— Aim —
Write out the material exactly, without any of its pictures.

[START OF Supplied data]

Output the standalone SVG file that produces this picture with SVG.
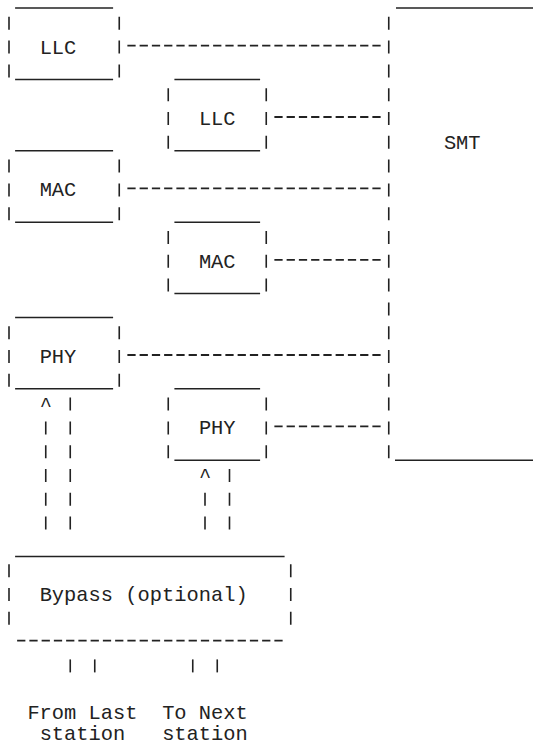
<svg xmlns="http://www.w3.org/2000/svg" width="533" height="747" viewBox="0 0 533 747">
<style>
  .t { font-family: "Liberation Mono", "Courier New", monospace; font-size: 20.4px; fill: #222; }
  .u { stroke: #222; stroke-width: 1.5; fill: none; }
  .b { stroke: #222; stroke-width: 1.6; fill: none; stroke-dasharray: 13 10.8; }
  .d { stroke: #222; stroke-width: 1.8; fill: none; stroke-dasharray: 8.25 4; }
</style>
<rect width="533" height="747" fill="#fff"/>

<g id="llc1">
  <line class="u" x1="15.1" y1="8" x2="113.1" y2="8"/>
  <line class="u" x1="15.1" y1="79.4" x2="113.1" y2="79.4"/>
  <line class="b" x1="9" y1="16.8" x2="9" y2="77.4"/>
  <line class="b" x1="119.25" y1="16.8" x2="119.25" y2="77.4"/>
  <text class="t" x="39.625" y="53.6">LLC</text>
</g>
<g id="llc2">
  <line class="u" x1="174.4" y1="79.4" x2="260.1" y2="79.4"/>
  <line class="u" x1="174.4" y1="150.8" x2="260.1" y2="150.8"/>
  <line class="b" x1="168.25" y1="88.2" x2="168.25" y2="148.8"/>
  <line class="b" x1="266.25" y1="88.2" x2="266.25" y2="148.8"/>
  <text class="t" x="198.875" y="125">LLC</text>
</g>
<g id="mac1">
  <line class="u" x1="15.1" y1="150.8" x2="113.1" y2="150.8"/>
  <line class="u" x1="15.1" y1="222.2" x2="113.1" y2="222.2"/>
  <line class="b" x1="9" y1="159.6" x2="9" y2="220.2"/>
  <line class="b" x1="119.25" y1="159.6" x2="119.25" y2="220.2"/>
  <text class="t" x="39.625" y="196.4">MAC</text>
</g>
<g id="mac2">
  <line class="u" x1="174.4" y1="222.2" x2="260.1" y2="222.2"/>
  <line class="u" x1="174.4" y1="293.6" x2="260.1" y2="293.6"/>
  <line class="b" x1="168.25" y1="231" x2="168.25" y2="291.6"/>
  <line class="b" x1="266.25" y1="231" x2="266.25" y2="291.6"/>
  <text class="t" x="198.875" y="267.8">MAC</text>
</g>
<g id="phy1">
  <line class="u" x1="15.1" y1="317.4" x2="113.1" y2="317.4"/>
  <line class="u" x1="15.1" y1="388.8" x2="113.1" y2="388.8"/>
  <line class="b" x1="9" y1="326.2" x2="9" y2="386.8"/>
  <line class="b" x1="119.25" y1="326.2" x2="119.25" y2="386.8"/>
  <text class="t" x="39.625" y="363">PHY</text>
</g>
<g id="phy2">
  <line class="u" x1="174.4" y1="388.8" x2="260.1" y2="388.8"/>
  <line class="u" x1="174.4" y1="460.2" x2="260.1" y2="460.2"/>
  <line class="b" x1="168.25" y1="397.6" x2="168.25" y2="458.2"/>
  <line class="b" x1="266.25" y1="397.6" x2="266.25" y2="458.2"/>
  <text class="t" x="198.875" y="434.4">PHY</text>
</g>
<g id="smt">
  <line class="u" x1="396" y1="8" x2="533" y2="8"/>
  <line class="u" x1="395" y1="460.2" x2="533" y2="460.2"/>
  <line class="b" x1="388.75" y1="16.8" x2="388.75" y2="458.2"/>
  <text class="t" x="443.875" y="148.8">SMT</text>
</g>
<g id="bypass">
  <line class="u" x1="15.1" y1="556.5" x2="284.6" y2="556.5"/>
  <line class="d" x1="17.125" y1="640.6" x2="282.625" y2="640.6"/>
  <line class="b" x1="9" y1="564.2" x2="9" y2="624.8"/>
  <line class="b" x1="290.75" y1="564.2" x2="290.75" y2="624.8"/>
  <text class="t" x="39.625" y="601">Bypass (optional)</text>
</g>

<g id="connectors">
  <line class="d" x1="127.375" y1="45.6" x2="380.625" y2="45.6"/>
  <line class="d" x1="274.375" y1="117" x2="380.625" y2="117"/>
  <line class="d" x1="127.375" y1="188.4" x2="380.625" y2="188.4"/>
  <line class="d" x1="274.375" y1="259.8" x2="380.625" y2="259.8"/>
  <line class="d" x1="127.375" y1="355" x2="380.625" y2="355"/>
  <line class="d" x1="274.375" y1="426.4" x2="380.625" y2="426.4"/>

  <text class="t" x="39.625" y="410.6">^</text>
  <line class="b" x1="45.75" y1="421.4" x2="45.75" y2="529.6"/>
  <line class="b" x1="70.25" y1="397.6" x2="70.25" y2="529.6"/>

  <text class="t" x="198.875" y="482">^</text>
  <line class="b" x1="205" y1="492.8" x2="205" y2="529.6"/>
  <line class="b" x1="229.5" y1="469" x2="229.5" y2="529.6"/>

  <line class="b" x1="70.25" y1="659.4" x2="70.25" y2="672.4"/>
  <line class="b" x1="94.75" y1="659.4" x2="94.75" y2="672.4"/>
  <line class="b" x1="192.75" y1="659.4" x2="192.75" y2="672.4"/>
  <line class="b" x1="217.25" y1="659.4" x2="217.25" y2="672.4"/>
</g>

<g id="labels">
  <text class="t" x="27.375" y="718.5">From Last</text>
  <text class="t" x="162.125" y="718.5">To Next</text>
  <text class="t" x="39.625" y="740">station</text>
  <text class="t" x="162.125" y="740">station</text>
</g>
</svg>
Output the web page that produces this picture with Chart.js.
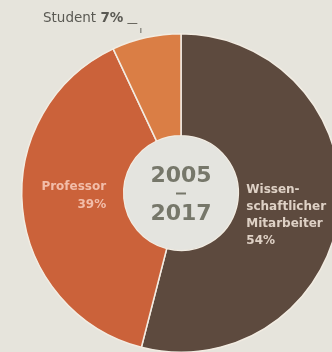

[END OF Supplied data]

— Expected answer —
Output the standalone SVG file that produces this picture with SVG.
<svg xmlns="http://www.w3.org/2000/svg" width="533" height="747" viewBox="0 0 533 747">
<style>
  .t { font-family: "Liberation Mono", "Courier New", monospace; font-size: 20.4px; fill: #222; }
  .u { stroke: #222; stroke-width: 1.5; fill: none; }
  .b { stroke: #222; stroke-width: 1.6; fill: none; stroke-dasharray: 13 10.8; }
  .d { stroke: #222; stroke-width: 1.8; fill: none; stroke-dasharray: 8.25 4; }
</style>
<rect width="533" height="747" fill="#fff"/>

<g id="llc1">
  <line class="u" x1="15.1" y1="8" x2="113.1" y2="8"/>
  <line class="u" x1="15.1" y1="79.4" x2="113.1" y2="79.4"/>
  <line class="b" x1="9" y1="16.8" x2="9" y2="77.4"/>
  <line class="b" x1="119.25" y1="16.8" x2="119.25" y2="77.4"/>
  <text class="t" x="39.625" y="53.6">LLC</text>
</g>
<g id="llc2">
  <line class="u" x1="174.4" y1="79.4" x2="260.1" y2="79.4"/>
  <line class="u" x1="174.4" y1="150.8" x2="260.1" y2="150.8"/>
  <line class="b" x1="168.25" y1="88.2" x2="168.25" y2="148.8"/>
  <line class="b" x1="266.25" y1="88.2" x2="266.25" y2="148.8"/>
  <text class="t" x="198.875" y="125">LLC</text>
</g>
<g id="mac1">
  <line class="u" x1="15.1" y1="150.8" x2="113.1" y2="150.8"/>
  <line class="u" x1="15.1" y1="222.2" x2="113.1" y2="222.2"/>
  <line class="b" x1="9" y1="159.6" x2="9" y2="220.2"/>
  <line class="b" x1="119.25" y1="159.6" x2="119.25" y2="220.2"/>
  <text class="t" x="39.625" y="196.4">MAC</text>
</g>
<g id="mac2">
  <line class="u" x1="174.4" y1="222.2" x2="260.1" y2="222.2"/>
  <line class="u" x1="174.4" y1="293.6" x2="260.1" y2="293.6"/>
  <line class="b" x1="168.25" y1="231" x2="168.25" y2="291.6"/>
  <line class="b" x1="266.25" y1="231" x2="266.25" y2="291.6"/>
  <text class="t" x="198.875" y="267.8">MAC</text>
</g>
<g id="phy1">
  <line class="u" x1="15.1" y1="317.4" x2="113.1" y2="317.4"/>
  <line class="u" x1="15.1" y1="388.8" x2="113.1" y2="388.8"/>
  <line class="b" x1="9" y1="326.2" x2="9" y2="386.8"/>
  <line class="b" x1="119.25" y1="326.2" x2="119.25" y2="386.8"/>
  <text class="t" x="39.625" y="363">PHY</text>
</g>
<g id="phy2">
  <line class="u" x1="174.4" y1="388.8" x2="260.1" y2="388.8"/>
  <line class="u" x1="174.4" y1="460.2" x2="260.1" y2="460.2"/>
  <line class="b" x1="168.25" y1="397.6" x2="168.25" y2="458.2"/>
  <line class="b" x1="266.25" y1="397.6" x2="266.25" y2="458.2"/>
  <text class="t" x="198.875" y="434.4">PHY</text>
</g>
<g id="smt">
  <line class="u" x1="396" y1="8" x2="533" y2="8"/>
  <line class="u" x1="395" y1="460.2" x2="533" y2="460.2"/>
  <line class="b" x1="388.75" y1="16.8" x2="388.75" y2="458.2"/>
  <text class="t" x="443.875" y="148.8">SMT</text>
</g>
<g id="bypass">
  <line class="u" x1="15.1" y1="556.5" x2="284.6" y2="556.5"/>
  <line class="d" x1="17.125" y1="640.6" x2="282.625" y2="640.6"/>
  <line class="b" x1="9" y1="564.2" x2="9" y2="624.8"/>
  <line class="b" x1="290.75" y1="564.2" x2="290.75" y2="624.8"/>
  <text class="t" x="39.625" y="601">Bypass (optional)</text>
</g>

<g id="connectors">
  <line class="d" x1="127.375" y1="45.6" x2="380.625" y2="45.6"/>
  <line class="d" x1="274.375" y1="117" x2="380.625" y2="117"/>
  <line class="d" x1="127.375" y1="188.4" x2="380.625" y2="188.4"/>
  <line class="d" x1="274.375" y1="259.8" x2="380.625" y2="259.8"/>
  <line class="d" x1="127.375" y1="355" x2="380.625" y2="355"/>
  <line class="d" x1="274.375" y1="426.4" x2="380.625" y2="426.4"/>

  <text class="t" x="39.625" y="410.6">^</text>
  <line class="b" x1="45.75" y1="421.4" x2="45.75" y2="529.6"/>
  <line class="b" x1="70.25" y1="397.6" x2="70.25" y2="529.6"/>

  <text class="t" x="198.875" y="482">^</text>
  <line class="b" x1="205" y1="492.8" x2="205" y2="529.6"/>
  <line class="b" x1="229.5" y1="469" x2="229.5" y2="529.6"/>

  <line class="b" x1="70.25" y1="659.4" x2="70.25" y2="672.4"/>
  <line class="b" x1="94.75" y1="659.4" x2="94.75" y2="672.4"/>
  <line class="b" x1="192.75" y1="659.4" x2="192.75" y2="672.4"/>
  <line class="b" x1="217.25" y1="659.4" x2="217.25" y2="672.4"/>
</g>

<g id="labels">
  <text class="t" x="27.375" y="718.5">From Last</text>
  <text class="t" x="162.125" y="718.5">To Next</text>
  <text class="t" x="39.625" y="740">station</text>
  <text class="t" x="162.125" y="740">station</text>
</g>
</svg>
Output the web page that produces this picture with Chart.js.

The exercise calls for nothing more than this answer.